Google wins backing from EU court advocate for limits on right to be forgotten

Nieuws Breedband Europa 10 JAN 2019
Google wins backing from EU court advocate for limits on right to be forgotten

Search engines do not have to remove links to personal information worldwide at the request of the subject, only in the EU, where the 'right to be forgotten' is upheld, the EU Court of Justice's advocate general said. His opinion comes in an appeal brought by Google against a decision by the French data protection regulator Cnil, which said the links to potentially damaging or no longer relevant personal information should be removed from search results worldwide at the person's request, and not just on EU domains.
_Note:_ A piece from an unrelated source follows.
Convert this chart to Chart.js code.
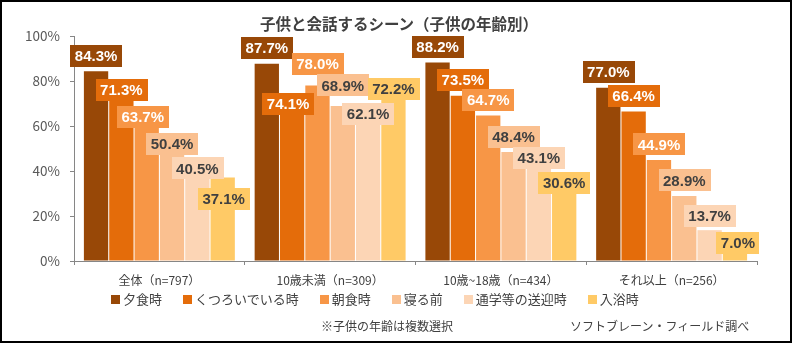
<!DOCTYPE html>
<html><head><meta charset="utf-8">
<script src="https://cdn.jsdelivr.net/npm/chart.js@4.4.1/dist/chart.umd.min.js"></script>
<style>
html,body{margin:0;padding:0;background:#fff;}
#wrap{position:relative;width:794px;height:344px;overflow:hidden;}
#frame{position:absolute;left:0;top:0;width:788px;height:339px;border:2px solid #000;pointer-events:none;}
.note{position:absolute;font-family:"Noto Sans CJK JP",sans-serif;font-size:12px;color:#404040;line-height:14px;white-space:nowrap;}
#title{position:absolute;left:0;width:798px;top:13px;text-align:center;font-family:"Noto Sans CJK JP",sans-serif;font-weight:bold;font-size:15.5px;line-height:20px;color:#404040;white-space:nowrap;}
#legend{position:absolute;left:111px;top:291px;display:flex;align-items:center;font-family:"Noto Sans CJK JP",sans-serif;font-size:13px;line-height:16px;color:#404040;white-space:nowrap;}
#legend .item{display:flex;align-items:center;margin-right:21px;}
#legend .item:last-child{margin-right:0;}
#legend .sw{width:9px;height:9px;margin-right:3px;}
</style></head>
<body><div id="wrap">
<canvas id="c" width="794" height="344"></canvas>
<div id="title"></div>
<div id="legend"></div>
<div class="note" style="left:321px;top:319px;">※子供の年齢は複数選択</div>
<div class="note" style="left:570px;top:319px;">ソフトブレーン・フィールド調べ</div>
<div id="frame"></div>
</div>
<script>
const titleText = '子供と会話するシーン（子供の年齢別）';
const categories = ['全体（n=797）','10歳未満（n=309）','10歳~18歳（n=434）','それ以上（n=256）'];
const seriesNames = ['夕食時','くつろいでいる時','朝食時','寝る前','通学等の送迎時','入浴時'];
const dinner = [84.3, 87.7, 88.2, 77.0];
const relaxing = [71.3, 74.1, 73.5, 66.4];
const breakfast = [63.7, 78.0, 64.7, 44.9];
const beforeBed = [50.4, 68.9, 48.4, 28.9];
const commute = [40.5, 62.1, 43.1, 13.7];
const bath = [37.1, 72.2, 30.6, 7.0];
const yTicks = [0, 20, 40, 60, 80, 100];

const seriesValues = [dinner, relaxing, breakfast, beforeBed, commute, bath];
const colors = ['#984807','#E46C0A','#F79646','#FAC090','#FCD5B5','#FFCA66'];
const labelTextColors = ['#ffffff','#ffffff','#ffffff','#404040','#404040','#404040'];
// manual label nudges [dx, dy] (style only)
const labelNudge = [
  [[0,0],[0,0],[0,0],[0,0]],
  [[0,5],[-4,25],[0,0],[0,0]],
  [[-4,15],[0,-6],[0,0],[0,0]],
  [[0,12],[0,-5],[0,0],[0,0]],
  [[0,14],[0,8],[0,9],[0,1]],
  [[1,37],[0,6],[0,6],[3,13]]
];

document.getElementById('title').textContent = titleText;
const lg = document.getElementById('legend');
seriesNames.forEach((name, k) => {
  const it = document.createElement('div'); it.className = 'item';
  const sw = document.createElement('div'); sw.className = 'sw'; sw.style.background = colors[k];
  const tx = document.createElement('span'); tx.textContent = name;
  it.appendChild(sw); it.appendChild(tx); lg.appendChild(it);
});

const boxLabels = {
  id:'boxLabels',
  afterDatasetsDraw(chart){
    const ctx = chart.ctx;
    ctx.save();
    ctx.font = 'bold 15px "Liberation Sans", Arial, sans-serif';
    ctx.textAlign = 'center';
    ctx.textBaseline = 'middle';
    chart.data.datasets.forEach((ds, di) => {
      const meta = chart.getDatasetMeta(di);
      meta.data.forEach((bar, i) => {
        const txt = ds.data[i].toFixed(1) + '%';
        const w = ctx.measureText(txt).width + 9;
        const h = 22;
        const n = labelNudge[di][i];
        const cx = bar.x + n[0];
        const cy = bar.y - 15.5 + n[1];
        ctx.fillStyle = colors[di];
        ctx.fillRect(Math.round(cx - w/2), Math.round(cy - h/2), Math.round(w), h);
        ctx.fillStyle = labelTextColors[di];
        ctx.fillText(txt, cx, cy + 1);
      });
    });
    ctx.restore();
  }
};

new Chart(document.getElementById('c'), {
  type:'bar',
  data:{
    labels: categories,
    datasets: seriesNames.map((name, k) => ({
      label: name,
      data: seriesValues[k],
      backgroundColor: colors[k],
      borderWidth: 0,
      categoryPercentage: 0.89,
      barPercentage: 0.96
    }))
  },
  options:{
    responsive:false,
    devicePixelRatio:1,
    animation:false,
    layout:{padding:{left:0,right:37,top:36,bottom:56}},
    plugins:{
      title:{display:false},
      legend:{display:false},
      tooltip:{enabled:false}
    },
    scales:{
      x:{
        grid:{display:true,drawOnChartArea:false,drawTicks:true,tickLength:4,color:'#868686',offset:true},
        border:{display:true,color:'#868686'},
        ticks:{color:'#404040',padding:8,font:{family:'"Noto Sans CJK JP", sans-serif',size:12}},
        afterFit(s){ s.height = 27; }
      },
      y:{
        min:0,max:100,
        afterBuildTicks(s){ s.ticks = yTicks.map(v => ({value:v})); },
        grid:{display:true,drawOnChartArea:false,drawTicks:true,tickLength:4,color:'#868686'},
        border:{display:true,color:'#868686'},
        ticks:{color:'#595959',padding:10,callback:v => v + '%',
          font:{family:'"Noto Sans CJK JP", sans-serif',size:13.5}},
        afterFit(s){ s.width = 74; }
      }
    }
  },
  plugins:[boxLabels]
});
</script>
</body></html>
Google and other search engines have largely accepted the court's 2014 ruling instituting the right to be forgotten and since then removed over 1 million such links to personal information from search results. However, the companies argue that this should only apply to search results in the EU. Taking down the links worldwide could infringe on constitutional and civil rights of people in other parts of the world where freedom of information is guaranteed. 

The Cnil fined Google EUR 100,000 in March 2016 for not adhering to its decision, and Google subsequently appealed to the Council of State in France. The Council has asked the EU court for its opinion on the matter before making a ruling. The advocate general's opinion is not binding; the full EU court must still issue its opinion before the case returns to France. 
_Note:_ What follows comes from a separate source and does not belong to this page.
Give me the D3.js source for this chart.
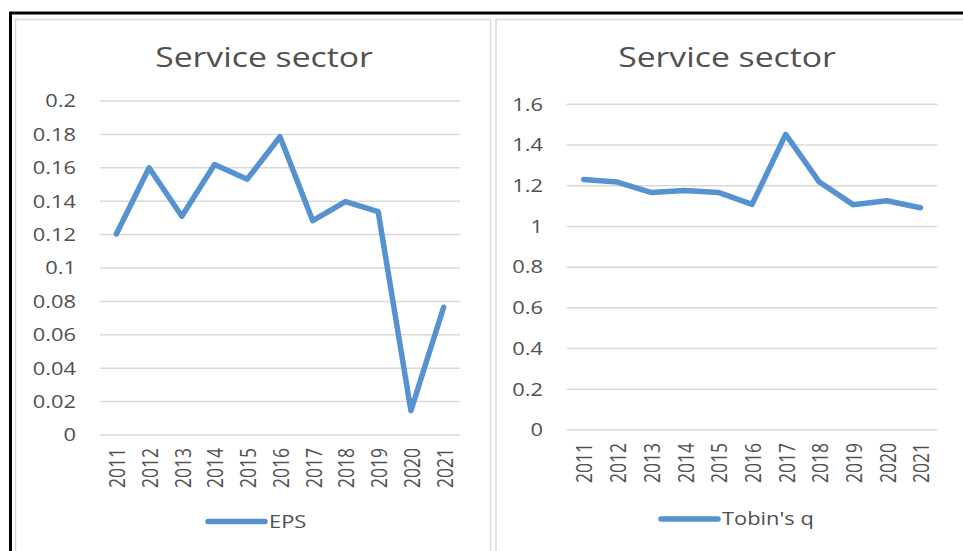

The advocate general noted that the territorial application of the right to be forgotten was not defined in EU law and he did not favour trying to extend the law beyond the 28 countries in this case given the global nature of the internet. Furthermore, the right to be forgotten must be balanced with other rights, such as the rights to information, data protection and privacy. If the EU attempted to impose worldwide dereferencing of personal links, other countries could respond by blocking or withholding access for EU residents to certain information or data protections. 

The opinion also backed the practice of geo-blocking for IP addresses in the EU trying to access domains outside the EU to see the blocked search results. The search engines already employ this practice. 

The industry lobby group CCIA, which includes Google and other search engines, welcomed the advocate-general's "balanced" opinion and said it hopes the main court will take the same approach.